Wellpark rescue painting


A painting of the rescue by A. Cumming of Lenzie, Scotland. As someone who was there I am amazed at how accurately the artist (who was not there) portrayed the scene. The following is the story of this scene:
PART 1:
My mind drifted for a moment, drawn to the glass of ice cold water sat on my desk. The water tilted within the glass and then shuddered as the ship around it rolled on the wave and vibrated to the cavitation of the propeller. I glanced towards the black porthole. I had tightened the dogs on it earlier when the roll of the ship coincided with a high wave and momentarily our cabin view looked underwater, down into the ocean. I was a little weary. With the warm air and physical nature of our work I knew I should get some sleep before my duty watch started on the ship’s navigation bridge at midnight.

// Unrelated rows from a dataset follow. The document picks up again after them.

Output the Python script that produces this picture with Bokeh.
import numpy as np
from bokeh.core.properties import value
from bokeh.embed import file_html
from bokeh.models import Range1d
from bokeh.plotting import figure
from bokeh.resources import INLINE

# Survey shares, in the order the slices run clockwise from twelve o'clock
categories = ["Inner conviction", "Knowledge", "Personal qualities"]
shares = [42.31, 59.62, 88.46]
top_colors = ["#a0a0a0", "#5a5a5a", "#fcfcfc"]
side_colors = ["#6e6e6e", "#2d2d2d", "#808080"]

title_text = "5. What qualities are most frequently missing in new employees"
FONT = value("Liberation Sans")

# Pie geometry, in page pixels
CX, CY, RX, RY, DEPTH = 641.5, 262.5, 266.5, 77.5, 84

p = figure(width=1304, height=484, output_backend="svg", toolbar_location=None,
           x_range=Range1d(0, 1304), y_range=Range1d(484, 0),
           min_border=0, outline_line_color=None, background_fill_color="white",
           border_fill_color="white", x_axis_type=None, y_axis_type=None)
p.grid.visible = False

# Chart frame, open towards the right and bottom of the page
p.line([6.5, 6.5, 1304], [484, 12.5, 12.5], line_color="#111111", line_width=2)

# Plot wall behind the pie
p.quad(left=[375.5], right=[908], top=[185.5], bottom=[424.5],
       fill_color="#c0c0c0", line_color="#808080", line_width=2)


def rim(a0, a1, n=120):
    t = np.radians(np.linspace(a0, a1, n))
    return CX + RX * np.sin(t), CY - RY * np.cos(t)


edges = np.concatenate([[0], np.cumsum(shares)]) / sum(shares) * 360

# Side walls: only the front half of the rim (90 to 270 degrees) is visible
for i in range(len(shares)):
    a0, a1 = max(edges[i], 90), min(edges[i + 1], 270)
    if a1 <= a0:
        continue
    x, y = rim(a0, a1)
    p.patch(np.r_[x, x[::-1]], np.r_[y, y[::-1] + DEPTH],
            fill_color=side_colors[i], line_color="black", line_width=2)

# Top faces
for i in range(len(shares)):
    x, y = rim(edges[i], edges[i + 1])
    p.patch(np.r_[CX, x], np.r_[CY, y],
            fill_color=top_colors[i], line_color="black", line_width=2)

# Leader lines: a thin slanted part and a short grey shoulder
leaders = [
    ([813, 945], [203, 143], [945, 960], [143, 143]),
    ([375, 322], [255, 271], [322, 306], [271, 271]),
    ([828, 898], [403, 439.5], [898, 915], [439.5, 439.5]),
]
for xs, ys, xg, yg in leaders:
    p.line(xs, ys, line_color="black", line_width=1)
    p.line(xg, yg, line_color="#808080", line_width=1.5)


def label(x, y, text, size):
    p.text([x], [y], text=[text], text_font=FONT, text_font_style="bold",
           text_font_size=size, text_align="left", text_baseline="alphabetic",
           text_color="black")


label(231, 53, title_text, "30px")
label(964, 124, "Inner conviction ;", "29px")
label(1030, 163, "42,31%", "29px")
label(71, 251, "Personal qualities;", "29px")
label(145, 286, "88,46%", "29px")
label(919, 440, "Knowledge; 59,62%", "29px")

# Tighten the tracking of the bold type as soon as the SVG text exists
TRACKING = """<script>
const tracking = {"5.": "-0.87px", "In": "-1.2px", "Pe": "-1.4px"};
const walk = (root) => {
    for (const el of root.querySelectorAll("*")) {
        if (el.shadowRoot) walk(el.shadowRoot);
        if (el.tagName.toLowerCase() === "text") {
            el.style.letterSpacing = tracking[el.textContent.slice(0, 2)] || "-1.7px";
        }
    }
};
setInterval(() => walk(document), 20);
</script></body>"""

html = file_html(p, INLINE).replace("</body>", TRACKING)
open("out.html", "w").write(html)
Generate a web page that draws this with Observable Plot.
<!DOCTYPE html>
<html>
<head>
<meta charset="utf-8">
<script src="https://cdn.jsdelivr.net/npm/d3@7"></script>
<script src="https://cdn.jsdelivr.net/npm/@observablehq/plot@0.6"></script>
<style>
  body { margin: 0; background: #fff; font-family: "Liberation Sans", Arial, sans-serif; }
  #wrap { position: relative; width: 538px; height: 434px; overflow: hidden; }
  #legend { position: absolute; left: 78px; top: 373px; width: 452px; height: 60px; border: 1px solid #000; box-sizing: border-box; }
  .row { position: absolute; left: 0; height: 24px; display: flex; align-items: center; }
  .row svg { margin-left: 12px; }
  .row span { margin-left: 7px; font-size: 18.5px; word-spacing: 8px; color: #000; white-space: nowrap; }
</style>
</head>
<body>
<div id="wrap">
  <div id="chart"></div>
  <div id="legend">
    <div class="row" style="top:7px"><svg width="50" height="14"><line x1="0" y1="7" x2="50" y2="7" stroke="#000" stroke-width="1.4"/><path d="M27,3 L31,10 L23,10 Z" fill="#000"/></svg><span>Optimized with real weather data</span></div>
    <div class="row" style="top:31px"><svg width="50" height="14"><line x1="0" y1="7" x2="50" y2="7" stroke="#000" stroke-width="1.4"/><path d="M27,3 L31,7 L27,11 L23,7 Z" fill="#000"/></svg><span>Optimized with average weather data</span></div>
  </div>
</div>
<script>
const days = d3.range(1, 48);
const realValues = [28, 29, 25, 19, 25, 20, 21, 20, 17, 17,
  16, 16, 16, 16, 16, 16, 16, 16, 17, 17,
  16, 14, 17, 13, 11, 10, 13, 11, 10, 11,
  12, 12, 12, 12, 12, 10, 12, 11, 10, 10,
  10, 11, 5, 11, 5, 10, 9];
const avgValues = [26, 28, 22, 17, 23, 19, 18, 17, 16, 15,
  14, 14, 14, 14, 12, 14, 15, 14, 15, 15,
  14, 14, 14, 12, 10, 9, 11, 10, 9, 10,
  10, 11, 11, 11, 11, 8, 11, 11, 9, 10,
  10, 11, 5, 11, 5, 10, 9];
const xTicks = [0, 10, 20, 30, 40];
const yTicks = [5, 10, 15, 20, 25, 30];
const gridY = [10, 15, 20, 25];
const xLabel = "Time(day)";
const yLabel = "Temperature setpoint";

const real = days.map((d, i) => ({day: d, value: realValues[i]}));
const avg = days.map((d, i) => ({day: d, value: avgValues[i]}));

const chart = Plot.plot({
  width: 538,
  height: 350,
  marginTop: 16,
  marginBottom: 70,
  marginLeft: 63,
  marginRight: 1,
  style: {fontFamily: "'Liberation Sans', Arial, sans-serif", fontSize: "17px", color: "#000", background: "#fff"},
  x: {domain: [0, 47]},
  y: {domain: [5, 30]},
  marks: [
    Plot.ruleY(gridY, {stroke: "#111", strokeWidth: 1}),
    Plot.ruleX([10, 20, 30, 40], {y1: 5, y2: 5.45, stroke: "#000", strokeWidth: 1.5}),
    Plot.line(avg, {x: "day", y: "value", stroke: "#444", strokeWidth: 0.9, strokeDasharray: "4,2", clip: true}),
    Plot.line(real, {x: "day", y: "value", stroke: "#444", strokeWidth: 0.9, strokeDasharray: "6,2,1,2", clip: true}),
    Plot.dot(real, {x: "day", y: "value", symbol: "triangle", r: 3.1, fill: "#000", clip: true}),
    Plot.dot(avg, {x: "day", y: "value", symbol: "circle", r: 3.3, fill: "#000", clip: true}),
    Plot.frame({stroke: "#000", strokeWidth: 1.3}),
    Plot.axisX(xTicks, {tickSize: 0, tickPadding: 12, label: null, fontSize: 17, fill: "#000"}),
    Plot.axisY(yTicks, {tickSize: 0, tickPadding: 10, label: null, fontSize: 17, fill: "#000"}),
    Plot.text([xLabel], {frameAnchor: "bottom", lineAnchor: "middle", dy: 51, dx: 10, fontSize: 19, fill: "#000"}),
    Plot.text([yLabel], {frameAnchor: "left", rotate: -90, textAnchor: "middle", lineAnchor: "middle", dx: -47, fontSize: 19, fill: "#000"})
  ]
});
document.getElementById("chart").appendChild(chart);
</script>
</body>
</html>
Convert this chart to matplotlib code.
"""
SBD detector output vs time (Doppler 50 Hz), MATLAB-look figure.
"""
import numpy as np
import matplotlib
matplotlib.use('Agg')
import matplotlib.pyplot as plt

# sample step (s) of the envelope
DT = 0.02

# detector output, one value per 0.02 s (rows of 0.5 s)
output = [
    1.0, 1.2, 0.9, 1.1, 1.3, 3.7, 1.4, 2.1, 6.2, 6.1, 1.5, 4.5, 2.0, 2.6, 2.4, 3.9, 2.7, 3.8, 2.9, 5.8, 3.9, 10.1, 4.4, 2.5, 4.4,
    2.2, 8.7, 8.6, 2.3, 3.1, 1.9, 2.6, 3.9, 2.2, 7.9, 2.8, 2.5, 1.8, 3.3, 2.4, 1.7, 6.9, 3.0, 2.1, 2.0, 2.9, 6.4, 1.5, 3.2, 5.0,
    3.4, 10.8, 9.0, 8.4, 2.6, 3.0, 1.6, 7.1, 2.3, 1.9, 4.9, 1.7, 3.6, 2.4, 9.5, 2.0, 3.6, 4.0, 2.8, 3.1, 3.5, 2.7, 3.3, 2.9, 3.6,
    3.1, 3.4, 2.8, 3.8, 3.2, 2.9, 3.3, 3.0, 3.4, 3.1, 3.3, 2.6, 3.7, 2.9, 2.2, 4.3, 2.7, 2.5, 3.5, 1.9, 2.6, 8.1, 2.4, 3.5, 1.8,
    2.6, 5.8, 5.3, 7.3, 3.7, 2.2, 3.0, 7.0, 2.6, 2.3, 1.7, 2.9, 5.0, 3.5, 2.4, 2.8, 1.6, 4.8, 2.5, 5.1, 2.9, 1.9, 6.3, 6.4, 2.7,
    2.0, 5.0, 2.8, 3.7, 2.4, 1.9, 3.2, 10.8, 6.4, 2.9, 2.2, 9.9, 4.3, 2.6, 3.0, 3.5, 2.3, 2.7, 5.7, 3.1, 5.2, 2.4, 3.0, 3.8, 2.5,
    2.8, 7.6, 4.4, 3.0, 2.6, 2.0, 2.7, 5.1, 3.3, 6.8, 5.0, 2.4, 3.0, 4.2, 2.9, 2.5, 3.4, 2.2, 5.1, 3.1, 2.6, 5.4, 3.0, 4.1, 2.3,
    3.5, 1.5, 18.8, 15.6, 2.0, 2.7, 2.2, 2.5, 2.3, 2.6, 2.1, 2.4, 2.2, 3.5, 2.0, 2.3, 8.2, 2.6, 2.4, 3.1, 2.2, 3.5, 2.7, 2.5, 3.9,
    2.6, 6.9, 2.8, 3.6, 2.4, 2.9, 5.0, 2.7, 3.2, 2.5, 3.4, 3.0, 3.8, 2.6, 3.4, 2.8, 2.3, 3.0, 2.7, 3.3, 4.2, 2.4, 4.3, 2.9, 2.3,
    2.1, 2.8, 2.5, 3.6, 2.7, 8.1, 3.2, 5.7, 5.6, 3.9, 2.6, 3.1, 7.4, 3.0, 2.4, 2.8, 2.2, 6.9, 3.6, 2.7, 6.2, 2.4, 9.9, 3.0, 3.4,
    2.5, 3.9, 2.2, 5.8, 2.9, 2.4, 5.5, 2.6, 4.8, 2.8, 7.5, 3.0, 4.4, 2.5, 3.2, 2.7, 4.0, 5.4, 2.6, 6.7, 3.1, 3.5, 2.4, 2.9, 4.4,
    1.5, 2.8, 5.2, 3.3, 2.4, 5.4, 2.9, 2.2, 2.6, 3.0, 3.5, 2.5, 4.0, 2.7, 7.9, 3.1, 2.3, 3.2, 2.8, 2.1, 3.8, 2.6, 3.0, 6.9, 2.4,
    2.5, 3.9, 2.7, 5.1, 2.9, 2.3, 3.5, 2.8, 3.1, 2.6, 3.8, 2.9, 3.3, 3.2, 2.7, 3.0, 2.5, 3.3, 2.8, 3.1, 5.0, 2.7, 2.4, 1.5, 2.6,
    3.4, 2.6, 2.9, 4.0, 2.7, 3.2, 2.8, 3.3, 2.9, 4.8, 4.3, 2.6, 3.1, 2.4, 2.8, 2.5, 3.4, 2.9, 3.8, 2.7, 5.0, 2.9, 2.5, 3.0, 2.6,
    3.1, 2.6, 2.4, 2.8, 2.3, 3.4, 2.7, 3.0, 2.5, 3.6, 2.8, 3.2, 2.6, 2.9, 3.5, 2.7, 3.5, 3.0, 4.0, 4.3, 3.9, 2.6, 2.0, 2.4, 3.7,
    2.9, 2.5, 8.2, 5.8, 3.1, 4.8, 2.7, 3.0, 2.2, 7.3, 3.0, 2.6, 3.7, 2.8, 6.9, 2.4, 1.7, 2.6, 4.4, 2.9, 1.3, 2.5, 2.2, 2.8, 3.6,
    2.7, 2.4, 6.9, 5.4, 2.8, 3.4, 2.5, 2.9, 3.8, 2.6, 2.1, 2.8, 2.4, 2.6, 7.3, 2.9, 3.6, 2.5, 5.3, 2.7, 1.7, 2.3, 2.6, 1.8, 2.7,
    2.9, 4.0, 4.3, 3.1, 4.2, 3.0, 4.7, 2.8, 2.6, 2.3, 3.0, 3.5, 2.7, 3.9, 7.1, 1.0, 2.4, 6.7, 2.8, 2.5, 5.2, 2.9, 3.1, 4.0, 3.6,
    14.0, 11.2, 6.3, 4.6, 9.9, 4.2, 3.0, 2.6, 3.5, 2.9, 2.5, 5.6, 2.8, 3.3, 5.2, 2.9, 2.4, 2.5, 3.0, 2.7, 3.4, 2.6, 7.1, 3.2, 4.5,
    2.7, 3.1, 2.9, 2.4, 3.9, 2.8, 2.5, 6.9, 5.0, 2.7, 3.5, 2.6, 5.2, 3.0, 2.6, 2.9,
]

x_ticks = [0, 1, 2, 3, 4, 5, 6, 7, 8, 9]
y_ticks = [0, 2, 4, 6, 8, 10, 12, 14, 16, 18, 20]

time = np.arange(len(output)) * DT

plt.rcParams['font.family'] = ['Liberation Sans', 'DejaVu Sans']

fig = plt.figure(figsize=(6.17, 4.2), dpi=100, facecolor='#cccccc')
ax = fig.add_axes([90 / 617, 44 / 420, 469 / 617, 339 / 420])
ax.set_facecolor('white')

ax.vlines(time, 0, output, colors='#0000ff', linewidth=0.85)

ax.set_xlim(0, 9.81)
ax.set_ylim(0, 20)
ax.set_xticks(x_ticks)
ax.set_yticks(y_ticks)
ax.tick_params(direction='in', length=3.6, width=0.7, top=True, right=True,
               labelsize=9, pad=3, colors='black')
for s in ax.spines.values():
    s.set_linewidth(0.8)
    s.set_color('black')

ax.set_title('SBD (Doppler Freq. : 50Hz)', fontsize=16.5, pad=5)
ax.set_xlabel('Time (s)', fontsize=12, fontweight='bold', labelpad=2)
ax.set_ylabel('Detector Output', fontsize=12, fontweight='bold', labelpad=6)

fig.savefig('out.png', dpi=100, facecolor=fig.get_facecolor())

But I had to finish my Correspondence course. As only a second trip deck cadet, training as a Navigation Officer, I was almost the lowest of the low, and it was important my study at sea was completed on time. Our ship, “Wellpark”, was only three days from arrival in Kaohsiung in Taiwan and my work would have to be posted back to Nautical College in Glasgow on the other side of the world for marking. As luck would have it, we had speeded up a few days earlier from our normal cruising speed to our maximum of 15 knots, so that the ship could meet its dry-dock slot in Korea and still connect into a lucrative string of cargo charters thereafter. Dammit: I had even less time to finish my studies!
I could have excused myself. As I had just written in a letter to my mother it had already been a very eventful trip, a real experience for a young man keen to see the world. The journey itself from my home in the extreme north of Scotland to the south of Argentina had involved no less than seven separate flights over three days. And the weeks at sea crossing the lower latitudes of the South Atlantic, watching the albatross glide for days, before we moved into the warmer Indian Ocean and relaxed in its sunshine, had made it seem more like a cruise. After the mountainous waves we endured around South Africa we had time for fun after work, playing games on deck and organising our Crossing the Line Ceremony. Later we had passed through the Sunda Straits, passing tropical islands on both sides. Here we watched brightly coloured sailing boats dart between the islands, flying fish, and plumes of smoke erupt from a huge volcano. We were a happy ship and we were on a journey that had now taken us into the South China Sea.